Some condo buildings unable to buy insurance
Stratas reporting they are unable to renew coverage or face unexpected large premium hikes
Dan Fumano
The Province
More B.C. stratas are reporting unpleasant surprises when they try to renew condo insurance, with some facing shocking premium hikes and others unable to buy building insurance at all.
At least one federally regulated insurance provider has ceased selling new policies in British Columbia, citing “rapidly emerging challenges,” in a statement to Postmedia.
An increasing number of stratas have been shocked to learn they’re unable to renew their insurance, a development that experts say could throw the local condo market into a state of uncertainty unlike anything they can recall.
Brokers are reporting condo insurance renewal premiums increasing between 50 and 400 per cent over last year and deductibles increasing from $25,000 a claim to $500,000 or more.
But the precise cause of the situation remains unclear.
When the issue was raised Thursday in the B.C. legislature, Finance Minister Carole James cited increasing real estate prices and climate change.
New Westminster condo owner Trevor Morgan learned this week that his building’s insurance would run out at the end of the month after Hub International Insurance Brokers sent the strata formal notification that they were “not currently able to secure insurance for the building and coverage will cease Feb. 29, 2020.”
Morgan said of his reaction when he read the news: “My heart was beating in my chest, I felt like I (was) ready to throw up.”
The strata had voted overwhelmingly in favour of selling the building to a developer and a tentative sale is in place, Morgan said.
Now he worries this news will jeopardize the deal. Many of the building’s residents are seniors on fixed incomes, and “they’re freaking out,” he said, at the possibility of the insurance problem scuttling the planned sale.
If building insurance rates end up doubling or tripling — as they have done in many Metro Vancouver condos in recent weeks — many of these seniors won’t be able to afford to keep their homes, Morgan said, “and they are going to have to walk away from their properties.”

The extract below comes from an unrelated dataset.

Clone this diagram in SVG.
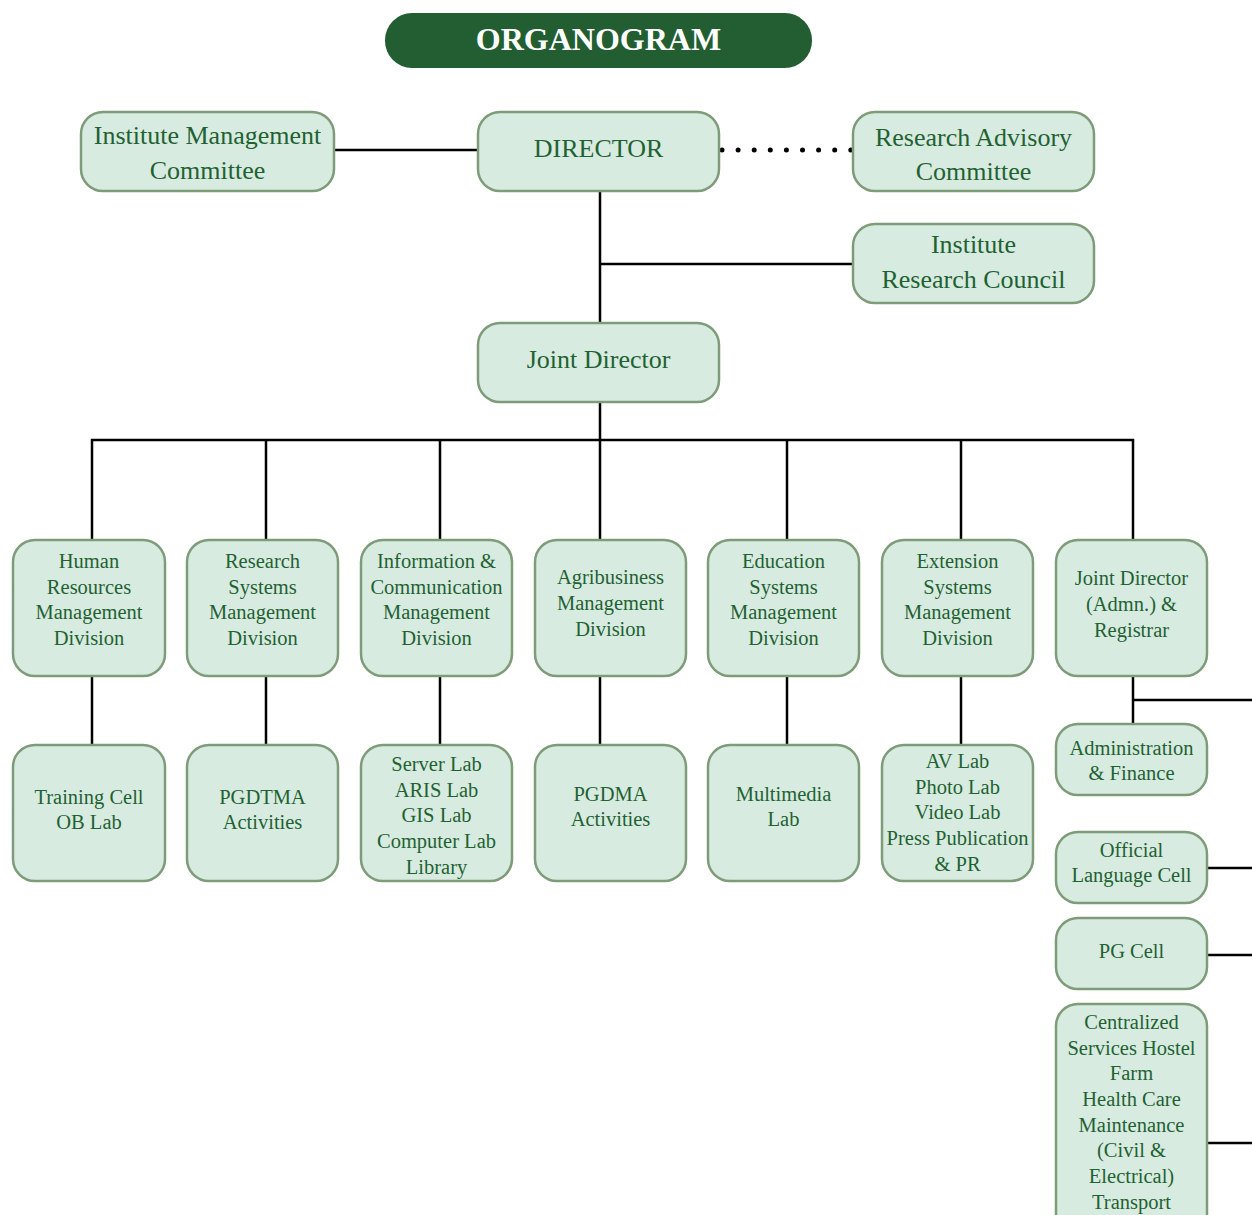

Tony Gioventu, executive director of the Condominium Home Owners Association of B.C., said Morgan’s strata should be making a series of calls: to his association office, to a new insurance broker and to a lawyer. Hopefully, Gioventu said, the insurance problems won’t scuttle the sale of the building, but strata members “should be deeply concerned.”
Morgan’s strata — or any other in a similar situation — should try not to panic, Gioventu said. “But they should stay on high alert and be concerned about how they are going to get insurance.”
Gioventu said Thursday he knows of roughly 11 stratas in British Columbia currently unable to secure building insurance.
In a normal year there wouldn’t be any buildings in that situation, Gioventu said. “This is certainly unusual.”
There are generally two kinds of insurance in condos: building insurance, which stratas are required to have under the Strata Property Act, and condo unit owner insurance, which owners can choose not to have to carry their own contents.
Building insurance premiums have been skyrocketing in the first weeks of 2020, and Gioventu expects condo homeowner rates might increase too.
Chuck Byrne, executive director of the Insurance Brokers Association of B.C., said his group is hearing, anecdotally, about more “non-renewals,” where stratas can’t secure building insurance.
He’s not sure exactly how many “non-renewals” there are around B.C., he said, but he expects more to come.
“We didn’t hear about them, usually, previous to now,” Byrne said. “I’ve never seen anything this bad for a long time.”